Today our Featured Artist Kate Garrett shares a guest post with us on all things magical!

Photo by carole smile on Unsplash

Poetry is a spell – a few random thoughts from a scribbling witch

Magic, in my view, is everywhere, and the thing I consider it to be goes by different names to different people – but my personal definition of ‘magic’ is a sense of being connected to things outside of me – to the earth, the wider universe, other people and living things. It’s part of actual spellwork – that’s the witchcraft bit: using that connectedness, the magic in everything, to make things happen, move them forward. It’s focusing on symbolism far older than myself (e.g. astrology, the folklore of plants, animals, elements, gods) while also weaving references from books, films, and music together with ancestral wisdom. It’s an odd little system, but even though I am not the first witch in my family, I have had to walk the path mostly alone (due to deaths, moving to a new country, and a bumpy life), so it’s all mine: a mix of my background (rural, Midwestern/Appalachian, USA), my immediate surroundings (urban, Yorkshire, United Kingdom), and anything in pop culture, or literature, or otherwise, that resonates with me enough to focus my willpower with it.

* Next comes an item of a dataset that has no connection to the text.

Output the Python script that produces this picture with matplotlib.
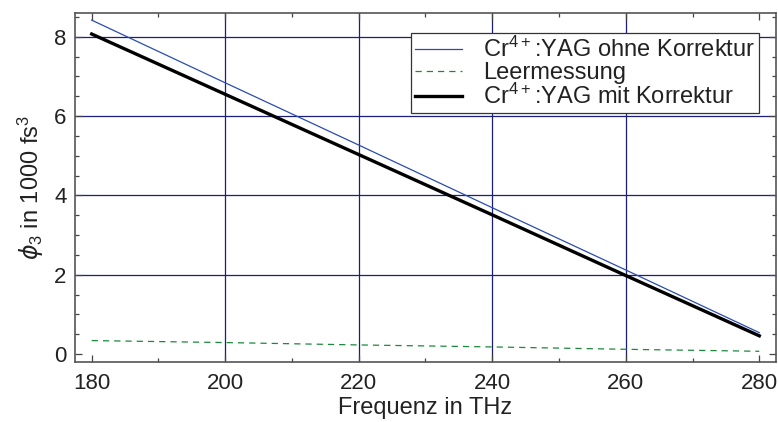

When I apply magic to writing poetry – particularly the poems in To Feed My Woodland Bones, which is out in September right here at Animal Heart Press – it feels like a case of having one foot in this world, very much on solid ground, and one foot in some Otherworld where mysteries dwell, the ones that still haven’t been satisfactorily explained by scientific enquiry (which, it has to be said, I do love as much as the spiritual and supernatural – I’m really not an either/or sort of person). I’d even go as far as saying it isn’t just applying magic to writing, but that poems in my experience are not static things, but a magical process all their own. And all of this considered – it makes perfect sense that I wrote a chapbook about a changeling.

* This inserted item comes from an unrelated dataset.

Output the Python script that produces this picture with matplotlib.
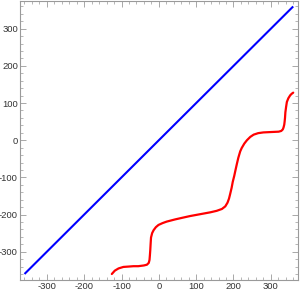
import matplotlib
matplotlib.use("Agg")
import matplotlib.pyplot as plt
from matplotlib.ticker import MultipleLocator

plt.rcParams["font.family"] = ["Liberation Sans", "DejaVu Sans"]

# blue identity line end points
blue_x = [-360, 360]
blue_y = [-360, 360]

# red staircase curve
red_x = [-126, -118, -108, -95, -81, -68, -55, -40, -32, -27, -25, -24, -23, -22,
         -21, -18, -14, -8, -1, 10, 21, 44, 66, 84, 111, 138, 155, 169, 178, 184,
         188, 191, 195, 198, 202, 205, 209, 213, 218, 222, 229, 236, 245, 254, 266,
         280, 300, 321, 328, 332, 334, 336, 337, 338, 339, 341, 343, 347, 352, 356, 360]
red_y = [-360, -351, -345, -341, -340, -339, -339, -337, -335, -330, -322, -310, -296, -278,
         -262, -250, -242, -234, -228, -223, -219, -213, -208, -204, -199, -194, -190, -185, -178, -168,
         -157, -145, -128, -112, -96, -82, -64, -47, -30, -21, -9, 0, 9, 15, 19,
         21, 22, 23, 25, 29, 34, 42, 50, 60, 75, 90, 103, 113, 121, 125, 128]

xticks = [-300, -200, -100, 0, 100, 200, 300]
yticks = [-300, -200, -100, 0, 100, 200, 300]

fig = plt.figure(figsize=(3.0, 2.91), dpi=100)
ax = fig.add_axes([0.0667, 0.038, 0.9256, 0.959])

ax.plot(blue_x, blue_y, color="#0000ff", linewidth=1.5, solid_capstyle="butt")
ax.plot(red_x, red_y, color="#ff0000", linewidth=1.6, solid_capstyle="round")

ax.set_xlim(-372, 372)
ax.set_ylim(-376, 375)
ax.set_xticks(xticks)
ax.set_yticks(yticks)
ax.xaxis.set_minor_locator(MultipleLocator(20))
ax.yaxis.set_minor_locator(MultipleLocator(20))

frame_color = "#9a9a9a"
for spine in ax.spines.values():
    spine.set_color(frame_color)
    spine.set_linewidth(0.8)

ax.tick_params(which="both", direction="in", top=True, right=True,
               color=frame_color, labelsize=6.8, labelcolor="#333333", pad=1.5)
ax.tick_params(which="major", length=4, width=0.6)
ax.tick_params(which="minor", length=2, width=0.5)
ax.set_xticklabels([str(t) for t in xticks])
ax.set_yticklabels([str(t) for t in yticks])

fig.savefig("out.png", dpi=100)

Unsurprising spoiler: the changeling is me. I’m autistic, queer (bisexual and androgyne/nonbinary), have physical disabilities, and I survived decades of varying levels of neglect, abuse, and assault, and am still surviving the resulting C-PTSD from that abuse. For several of those reasons, there is certainly a place and time in history where I’d have been considered a changeling – a strange, out-of- place faery or elf child swapped for a perfect human one. It’s why I wrote the poem ‘Changeling’ in the first place, the piece that started it all several years ago – I was thinking about being neurodivergent, and how my mother had a way of making me feel like I didn’t belong, like she’d ordered another kid and got me instead. Last summer this expanded into the ‘elf poems’: ‘An elf in awe of her human lover’, ‘An elf cannot return to the Otherworld’, ‘An elf in the witch-garden’, ‘An elf turns inside out for the dragon’, etc – which then turned into a full sequence about this being who doesn’t quite fit in with humans, but also can’t go back to where she came from, because she isn’t sure where that even is.

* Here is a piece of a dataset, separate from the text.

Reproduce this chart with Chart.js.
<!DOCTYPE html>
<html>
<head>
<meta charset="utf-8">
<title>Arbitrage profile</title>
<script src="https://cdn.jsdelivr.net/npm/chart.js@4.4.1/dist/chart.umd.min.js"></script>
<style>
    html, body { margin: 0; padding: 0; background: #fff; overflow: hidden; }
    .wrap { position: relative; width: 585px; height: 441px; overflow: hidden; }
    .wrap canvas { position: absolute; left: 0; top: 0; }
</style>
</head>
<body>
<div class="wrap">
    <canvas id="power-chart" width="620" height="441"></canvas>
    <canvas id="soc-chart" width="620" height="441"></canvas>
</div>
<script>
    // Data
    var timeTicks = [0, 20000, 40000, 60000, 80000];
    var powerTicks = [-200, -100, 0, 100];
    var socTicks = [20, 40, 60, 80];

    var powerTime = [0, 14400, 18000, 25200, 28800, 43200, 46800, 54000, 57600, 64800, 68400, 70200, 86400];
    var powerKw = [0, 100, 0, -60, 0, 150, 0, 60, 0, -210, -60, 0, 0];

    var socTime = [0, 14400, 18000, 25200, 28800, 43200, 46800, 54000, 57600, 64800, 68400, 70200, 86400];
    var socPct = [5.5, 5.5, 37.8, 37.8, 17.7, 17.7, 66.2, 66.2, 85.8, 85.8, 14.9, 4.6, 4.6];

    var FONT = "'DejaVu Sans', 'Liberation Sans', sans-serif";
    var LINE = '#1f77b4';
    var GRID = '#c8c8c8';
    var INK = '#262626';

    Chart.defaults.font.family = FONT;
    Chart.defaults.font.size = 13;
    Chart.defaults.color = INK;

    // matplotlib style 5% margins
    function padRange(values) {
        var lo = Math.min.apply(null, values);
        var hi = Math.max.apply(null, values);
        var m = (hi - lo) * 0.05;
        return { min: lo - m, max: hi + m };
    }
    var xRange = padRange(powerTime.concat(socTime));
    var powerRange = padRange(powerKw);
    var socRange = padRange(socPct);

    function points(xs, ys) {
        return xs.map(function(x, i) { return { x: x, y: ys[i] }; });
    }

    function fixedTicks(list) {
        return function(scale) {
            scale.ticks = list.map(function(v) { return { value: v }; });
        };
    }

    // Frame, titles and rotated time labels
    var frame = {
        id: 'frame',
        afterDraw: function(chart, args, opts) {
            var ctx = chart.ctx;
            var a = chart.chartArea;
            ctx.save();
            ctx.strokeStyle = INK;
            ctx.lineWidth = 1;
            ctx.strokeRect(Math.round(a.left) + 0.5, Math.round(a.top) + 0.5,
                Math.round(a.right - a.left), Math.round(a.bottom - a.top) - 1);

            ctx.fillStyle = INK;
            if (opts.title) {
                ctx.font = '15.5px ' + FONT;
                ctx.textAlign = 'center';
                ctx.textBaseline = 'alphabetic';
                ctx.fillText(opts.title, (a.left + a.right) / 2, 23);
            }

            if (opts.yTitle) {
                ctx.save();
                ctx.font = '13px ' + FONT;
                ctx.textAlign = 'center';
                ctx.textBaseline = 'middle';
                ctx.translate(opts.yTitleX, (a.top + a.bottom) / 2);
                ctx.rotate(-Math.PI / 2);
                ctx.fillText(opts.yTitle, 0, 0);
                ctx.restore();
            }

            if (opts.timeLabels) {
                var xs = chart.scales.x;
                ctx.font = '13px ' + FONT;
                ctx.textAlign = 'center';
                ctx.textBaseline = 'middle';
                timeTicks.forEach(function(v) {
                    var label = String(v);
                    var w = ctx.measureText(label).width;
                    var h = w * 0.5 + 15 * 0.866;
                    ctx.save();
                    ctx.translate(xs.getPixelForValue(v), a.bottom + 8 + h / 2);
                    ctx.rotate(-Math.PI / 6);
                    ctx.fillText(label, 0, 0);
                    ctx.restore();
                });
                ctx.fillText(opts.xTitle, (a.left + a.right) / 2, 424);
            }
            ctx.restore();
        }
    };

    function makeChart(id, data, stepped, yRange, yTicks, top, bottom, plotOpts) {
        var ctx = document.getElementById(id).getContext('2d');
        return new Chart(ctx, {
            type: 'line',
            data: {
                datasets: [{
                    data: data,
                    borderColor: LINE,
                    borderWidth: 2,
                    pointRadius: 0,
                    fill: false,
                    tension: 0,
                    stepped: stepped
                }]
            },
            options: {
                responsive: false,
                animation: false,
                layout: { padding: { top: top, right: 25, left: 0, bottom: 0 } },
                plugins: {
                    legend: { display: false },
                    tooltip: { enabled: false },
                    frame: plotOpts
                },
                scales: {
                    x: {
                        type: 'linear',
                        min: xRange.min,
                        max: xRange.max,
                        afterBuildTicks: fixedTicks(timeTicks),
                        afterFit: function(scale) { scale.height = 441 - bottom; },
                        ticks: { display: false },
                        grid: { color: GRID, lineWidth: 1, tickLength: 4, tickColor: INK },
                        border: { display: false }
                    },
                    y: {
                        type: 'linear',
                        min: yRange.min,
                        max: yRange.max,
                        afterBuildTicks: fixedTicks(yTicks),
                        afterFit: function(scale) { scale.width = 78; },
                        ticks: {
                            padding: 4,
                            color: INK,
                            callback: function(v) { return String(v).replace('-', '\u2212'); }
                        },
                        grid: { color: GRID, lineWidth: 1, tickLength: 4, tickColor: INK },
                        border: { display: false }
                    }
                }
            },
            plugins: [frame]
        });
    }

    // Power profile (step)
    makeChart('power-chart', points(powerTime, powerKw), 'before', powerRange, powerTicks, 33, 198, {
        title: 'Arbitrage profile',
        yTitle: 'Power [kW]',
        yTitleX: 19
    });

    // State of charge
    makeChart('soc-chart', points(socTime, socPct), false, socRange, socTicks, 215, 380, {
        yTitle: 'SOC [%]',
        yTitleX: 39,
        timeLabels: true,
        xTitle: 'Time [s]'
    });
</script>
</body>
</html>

And this is where the magic came in: these poems allowed me to celebrate several parts of my identity that in years past used to cause me a great deal of anxiety, and helped me process things like my childhood neglect, difficult experiences with childbirth, and multiple losses of those I loved. To a greater or lesser extent, this celebration and transformation happens with each book I write. Writing is only one part of the healing, expansion, and growth – seeing the shape of the poems on the page, reading them out loud at events, discovering how they’ve reached some similar place inside readers (or listeners), are all part of the magic. And even if you’re a solitary witch like me, the best magic is not performed alone – it’s the kind of spell that reaches out and benefits people beyond yourself.